UMaine composites technology gets Mars lander consideration

The University of Maine is adapting its inflatable carbon fiber tube technology for application to a NASA spacecraft designed to deliver astronauts and cargo to the Mars surface.

The University of Maine (Orono, Maine, USA) says that its Bridge-in-a-Backpack comopsite technology has triggered interest from NASA, which is considering a similar technology for use in its Hypersonic Inflatable Aerodynamic Decelerator (HIAD). HIAD could one day help deliver astronauts to the surface of Mars.

HIAD, a spacecraft nose-mounted “giant cone of inner tubes” stacked like a ring toy, is designed to slow the craft as it enters a planet's atmosphere. The technology, says NASA, is intended to make it possible for a spaceship large enough to carry astronauts and heavy loads of scientific equipment to explore Mars and beyond.
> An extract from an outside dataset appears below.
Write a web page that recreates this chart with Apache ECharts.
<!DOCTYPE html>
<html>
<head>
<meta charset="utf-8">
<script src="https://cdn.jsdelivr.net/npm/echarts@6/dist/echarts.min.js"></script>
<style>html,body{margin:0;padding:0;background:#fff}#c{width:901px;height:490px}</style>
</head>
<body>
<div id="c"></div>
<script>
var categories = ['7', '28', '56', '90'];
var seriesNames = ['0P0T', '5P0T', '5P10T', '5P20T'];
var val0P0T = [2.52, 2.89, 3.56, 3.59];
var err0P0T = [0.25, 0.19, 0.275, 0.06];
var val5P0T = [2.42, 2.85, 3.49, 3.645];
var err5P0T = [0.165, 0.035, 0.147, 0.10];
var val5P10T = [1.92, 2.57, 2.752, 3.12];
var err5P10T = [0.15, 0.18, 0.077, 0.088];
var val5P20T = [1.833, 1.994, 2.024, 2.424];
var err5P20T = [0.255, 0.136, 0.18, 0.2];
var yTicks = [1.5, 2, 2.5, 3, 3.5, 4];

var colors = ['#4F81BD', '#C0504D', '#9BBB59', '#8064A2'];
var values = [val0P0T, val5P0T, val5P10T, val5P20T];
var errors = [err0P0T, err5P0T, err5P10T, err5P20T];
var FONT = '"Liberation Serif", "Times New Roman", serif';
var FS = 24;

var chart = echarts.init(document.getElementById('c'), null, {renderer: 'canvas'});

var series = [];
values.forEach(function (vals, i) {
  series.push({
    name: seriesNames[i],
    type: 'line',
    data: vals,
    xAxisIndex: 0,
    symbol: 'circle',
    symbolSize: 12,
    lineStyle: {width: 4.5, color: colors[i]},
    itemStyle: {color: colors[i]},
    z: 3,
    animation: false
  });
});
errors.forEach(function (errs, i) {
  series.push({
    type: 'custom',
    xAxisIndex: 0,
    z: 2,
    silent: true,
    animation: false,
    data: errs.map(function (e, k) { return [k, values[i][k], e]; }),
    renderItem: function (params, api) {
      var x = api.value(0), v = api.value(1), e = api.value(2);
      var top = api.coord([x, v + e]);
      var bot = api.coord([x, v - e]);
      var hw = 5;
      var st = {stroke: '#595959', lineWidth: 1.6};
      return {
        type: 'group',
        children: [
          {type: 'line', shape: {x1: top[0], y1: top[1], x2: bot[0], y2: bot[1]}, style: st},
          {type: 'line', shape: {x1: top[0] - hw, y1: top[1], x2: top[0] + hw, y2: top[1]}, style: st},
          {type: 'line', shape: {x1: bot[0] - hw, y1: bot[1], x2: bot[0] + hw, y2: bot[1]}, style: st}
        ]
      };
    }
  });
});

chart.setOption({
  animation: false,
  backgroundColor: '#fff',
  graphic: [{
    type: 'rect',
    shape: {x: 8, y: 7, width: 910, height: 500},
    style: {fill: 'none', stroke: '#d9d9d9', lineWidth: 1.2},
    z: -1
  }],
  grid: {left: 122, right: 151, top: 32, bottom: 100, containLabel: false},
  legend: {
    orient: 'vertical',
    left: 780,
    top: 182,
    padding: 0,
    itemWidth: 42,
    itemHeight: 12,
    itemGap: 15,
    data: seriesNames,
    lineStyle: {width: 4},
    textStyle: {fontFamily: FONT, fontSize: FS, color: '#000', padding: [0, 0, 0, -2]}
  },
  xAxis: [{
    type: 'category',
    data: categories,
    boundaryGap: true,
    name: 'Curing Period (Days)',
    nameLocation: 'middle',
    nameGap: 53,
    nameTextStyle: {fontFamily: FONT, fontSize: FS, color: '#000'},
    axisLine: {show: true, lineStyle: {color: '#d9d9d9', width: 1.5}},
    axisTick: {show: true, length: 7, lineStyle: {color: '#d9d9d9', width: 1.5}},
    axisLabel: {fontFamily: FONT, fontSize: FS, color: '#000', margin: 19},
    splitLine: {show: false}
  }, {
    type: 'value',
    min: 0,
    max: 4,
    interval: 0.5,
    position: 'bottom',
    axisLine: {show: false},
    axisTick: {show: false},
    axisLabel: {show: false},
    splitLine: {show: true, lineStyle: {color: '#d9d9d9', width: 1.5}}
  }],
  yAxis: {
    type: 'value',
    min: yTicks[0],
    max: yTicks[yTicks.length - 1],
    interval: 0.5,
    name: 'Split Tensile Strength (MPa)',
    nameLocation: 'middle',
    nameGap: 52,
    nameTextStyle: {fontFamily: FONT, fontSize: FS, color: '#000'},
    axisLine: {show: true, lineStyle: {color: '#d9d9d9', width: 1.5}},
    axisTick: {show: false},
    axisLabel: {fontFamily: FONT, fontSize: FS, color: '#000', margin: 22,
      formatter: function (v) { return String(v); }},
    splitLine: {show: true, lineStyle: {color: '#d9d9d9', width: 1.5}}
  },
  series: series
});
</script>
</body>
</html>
Bill Davids, Joshua Clapp, Andrew Goupee and Andrew Young — engineers with University of Maine's Advanced Structures and Composites Center — are working with NASA to accomplish that mission.

UMaine's patented Bridge-in-a-Backpack, which has earned the American Association of State Highway and Transportation Officials' certification, is made of light, portable carbon fiber tubes that are inflated, formed into arches and infused with resin. Concrete is poured inside the carbon fiber tubes, which protect the concrete from water and other natural elements, thus extending the bridge's lifespan to double or triple that of a traditional bridge.

Ager the emergence of Bridge-in-a-Backpack, Davids, chair of the civil and environmental engineering department and the John C. Bridge Professor, led a UMaine group that worked on portable, lightweight, rapidly deployable inflatable fabric arch-supported structures for the U.S. Army Natick Soldier Systems Center. Designed for military forces, the tents that are supported by inflatable arches also can be used for disaster relief shelters, temporary medical facilities and storage.

The research involving inflatable fabric arch-supported structures caught the attention of NASA scientists several years ago. NASA officials working on HIAD inflatable technology contacted Davids about possible research collaboration. Ultimately, Davids' research proposal on the structural investigation of the HIAD technology to NASA-EPSCoR through the Maine Space Grant Consortium was accepted. UMaine is now about 18 months into the three-year, $750,000 project funded by NASA and EPSCoR. 

“Our role is to fill in holes in NASA's technical knowledge,” says Davids. “They have developed the technology; we help them advance it through testing the structures in the lab and analyzing stresses and deformations in the HIADs.”

Davids and Clapp say the HIAD technology is viewed as one of the most-feasible options for a successful human spaceflight to Mars. It has the potential to allow landing at higher elevations on the planet, carrying more payload, or both. Payloads that have landed on Mars to date have had a mass less than 1 metric ton; 40-80 metric tons likely will be required for a mission that includes people, says Clapp, a doctoral student and research engineer.

Also, all Mars landings thus far have been below -1.4 km Mars Orbiter Laser Altimeter (MOLA) elevation due to the vertical distance required for deceleration. A number of scientifically interesting sites are at higher elevations, Clapp says.

UMaine researchers are working on a 6m/19.7-ft diameter HIAD tested at NASA's National Full-Scale Aerodynamics Complex — the largest wind tunnel in the world — in Moffeo Field, Calif., USA.

“The 6m HIAD created the most air blockage of anything ever tested in the wind tunnel and pushed the limits of the equipment to the maximum,” Clapp says. “The HIAD diameter needed for a manned mission to Mars is estimated to be on the order of 20m [65.6 ft], therefore we will not be able to conduct aerodynamic testing in a wind tunnel, which makes a reliable predictive tool (i.e., the finite element models that we're all working on) that much more important.”